En septiembre de 2014 volví a abordar el mismo asunto, ocho días antes del referéndum de Escocia, y advertía de que quizá no estuvieran siendo inteligentes a medio y largo plazo quienes intentaban impedir a toda costa la consulta del 9N. Durante una década mantuve públicamente y por escrito un consejo a quienes consideran que la unidad de España es un bien de origen divino que los seres humanos no deben ni siquiera intentar pensar en modificar: permitid que puedan hacer una consulta legal porque lo más seguro es que salga que no quieren ser independientes. Si se hubiera hecho como en Escocia y en Québeq tengo la seguridad de que ya estaríamos hablando de otras cosas y habríamos desterrado este asunto durante varias décadas.

Mi curiosidad por el léxico me lleva a encontrarme con palabras a las que me gustaría devolverles su significación etimológica y no la que han arrastrado con el paso del tiempo.

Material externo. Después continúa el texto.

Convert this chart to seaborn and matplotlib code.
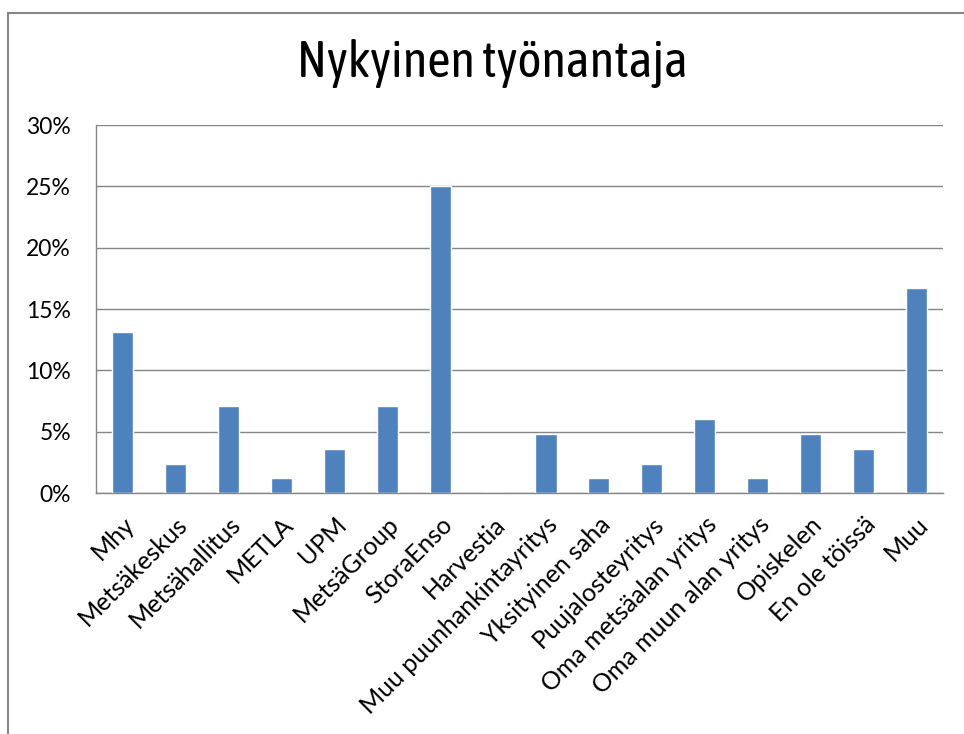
import pandas as pd
import matplotlib.pyplot as plt
import seaborn as sns
from matplotlib.patches import Rectangle
from matplotlib.ticker import FixedLocator, FuncFormatter

categories = [
    "Mhy", "Metsäkeskus", "Metsähallitus", "METLA", "UPM", "MetsäGroup",
    "StoraEnso", "Harvestia", "Muu puunhankintayritys", "Yksityinen saha",
    "Puujalosteyritys", "Oma metsäalan yritys", "Oma muun alan yritys",
    "Opiskelen", "En ole töissä", "Muu",
]
shares = [13.1, 2.4, 7.1, 1.2, 3.6, 7.1, 25.0, 0.0, 4.8, 1.2, 2.4, 6.0, 1.2, 4.8, 3.6, 16.7]
y_ticks = [0, 5, 10, 15, 20, 25, 30]
title = "Nykyinen työnantaja"

df = pd.DataFrame({"Tyonantaja": categories, "Osuus": shares})

sns.set_style("white")
plt.rcParams["font.family"] = ["Lato", "DejaVu Sans"]
plt.rcParams["text.color"] = "black"

grid_col = "#868686"
fig = plt.figure(figsize=(9.64, 7.34), dpi=100)
ax = fig.add_axes([96 / 964, 1 - 493 / 734, (943 - 96) / 964, (493 - 125) / 734])

sns.barplot(data=df, x="Tyonantaja", y="Osuus", color="#4F81BD", width=0.4,
            saturation=1, ax=ax, zorder=3)

ax.set_ylim(0, 30)
ax.set_xlim(-0.5, len(categories) - 0.5)
ax.set_yticks(y_ticks)
ax.yaxis.set_major_formatter(FuncFormatter(lambda v, _: f"{v:.0f}%"))
ax.grid(axis="y", color=grid_col, linewidth=1.0, zorder=0)
ax.set_axisbelow(True)
ax.set_xlabel("")
ax.set_ylabel("")

for side in ["top", "right"]:
    ax.spines[side].set_visible(False)
for side in ["left", "bottom"]:
    ax.spines[side].set_color(grid_col)
    ax.spines[side].set_linewidth(1.0)

ax.tick_params(axis="y", length=6, width=1.0, color=grid_col, labelsize=16.5,
               labelcolor="black", pad=12)
ax.tick_params(axis="x", which="major", length=0, labelsize=18, labelcolor="black", pad=14)
ax.xaxis.set_minor_locator(FixedLocator([i - 0.5 for i in range(len(categories) + 1)]))
ax.tick_params(axis="x", which="minor", length=6, width=1.0, color=grid_col)
ax.set_xticks(range(len(categories)))
ax.set_xticklabels(categories, rotation=45, ha="right", rotation_mode="anchor")

fig.text(492 / 964, 1 - 63 / 734, title, ha="center", va="center", fontsize=36.5,
         color="black", family=["Asap Condensed", "Roboto Condensed", "DejaVu Sans"])

# chart area frame (Excel-style)
fig.add_artist(Rectangle((8 / 964, -0.1), 1.2, 1.1 - 13 / 734,
                         transform=fig.transFigure, fill=False,
                         edgecolor=grid_col, linewidth=1.5))

fig.savefig("out.png", dpi=100)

Detesto el verbo pontificar cuando se ciñe a la académica acepción de "exponer opiniones con tono dogmático y suficiencia". En cambio, me encanta la sonoridad del término pontífice, no tanto referido al jefe del Estado Vaticano sino al literal hacedor de puentes.

Para evitar lo ocurrido el pasado domingo habríamos necesitado más pontoneros y menos dinamiteros. Estar en medio de posiciones nacionalistas y ultranacionalistas, capaces de creer en su propia fuerza para doblegar al oponente sin ceder un ápice, es un gran peligro en todos los sentidos. Cualquiera que haya intentado parar una batalla de pedradas entre dos bandas habrá podido comprobar que se acaba recibiendo el doble de peñascazos en el medio que estando a uno u otro lado de la barricada. Hace unas semanas escuché a las alcaldesas de Madrid y Barcelona intentando ser pontífices y propiciar espacios para ese diálogo tan necesario frente a quienes solo piensan en vencer y salirse con la suya, ya sea porque les ampara el texto de la ley o el clamor de sus gentes en las calles.  Muchos intentan ridiculizar a quienes tienden puentes con adjetivos como tibios, equidistantes o buenistas, pero reconozco que los prefiero. Y una cosa más: quien crea que esto se resuelve por la fuerza, me temo que se equivoca. El tiempo dirá.